Using a painterly approach, each of these slabbuilt ceramic vessels holds an abstract interpretation that can often be attributed to the landscape. Blues, greens and greys predominate the colour palette, with splashes or accents of colour to punctuate the otherwise subtle surfaces.

Emily’s strong ability to convey a sense of place through her use of clay is effective due in part to a painterly expression that has become her signature style. The colours and textures of the ever-changing skies, seas, coastline and accompanying landscape are a constant source influencing her explorations within the ceramic materials, where each vessel becomes its own painting and can reflect a particular moment in time. The flick of a paintbrush for example, the marks made, the tools used, and the surrounding environment all play their part in this.

Coastal colours feature regularly in the collections – with strong navy blues or muted tonal combinations of soft blues reminiscent of the sky and sea; others are slightly bolder or with a focus on greenery that may be more representative of those colours you would find across the hills or amongst the garden.

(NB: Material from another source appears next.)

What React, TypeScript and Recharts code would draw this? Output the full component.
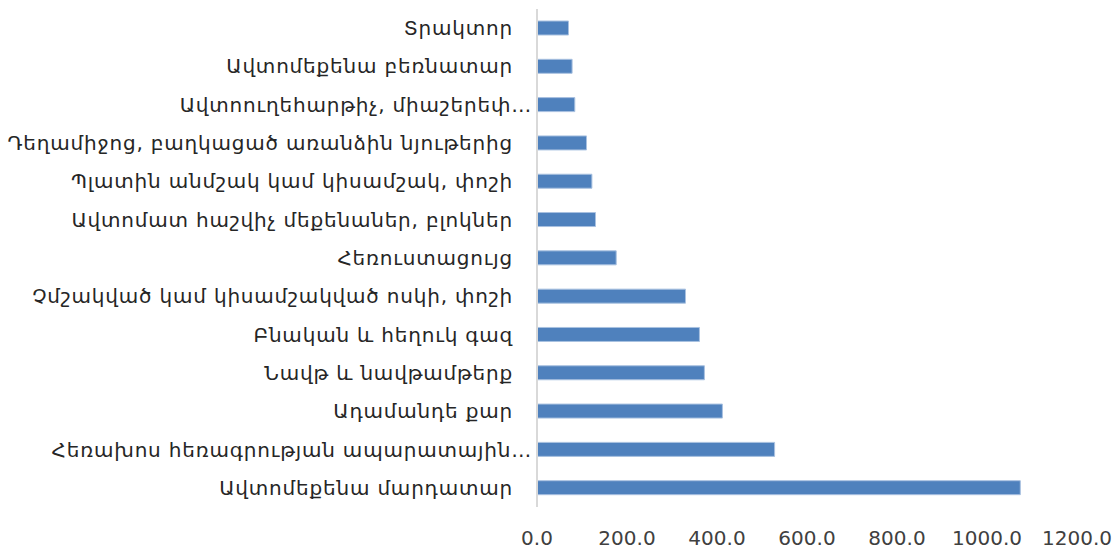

Emily’s construction process has developed and refined to a point where early influences of dressmaking patterns, juxtaposition of colours and texture, are combined with this painterly approach of surface treatment. She continues to make reference to the tea caddies from the V&A collection for exploration of form, which in turn inform the continuation of markmaking, where the story or the view travels around the multi-faceted panels with an effortless flow of movement, softly punctuated by a considered coloured seam or join.

All vessels are slabbuilt using a white earthenware body which is then treated to layers of decorating slips to achieve the desired depth of surface. Pieces often go through multiple firings and as each is individual, the process of building up the surface varies accordingly.

Each handcrafted vessel remains individual, each one a unique painting in clay.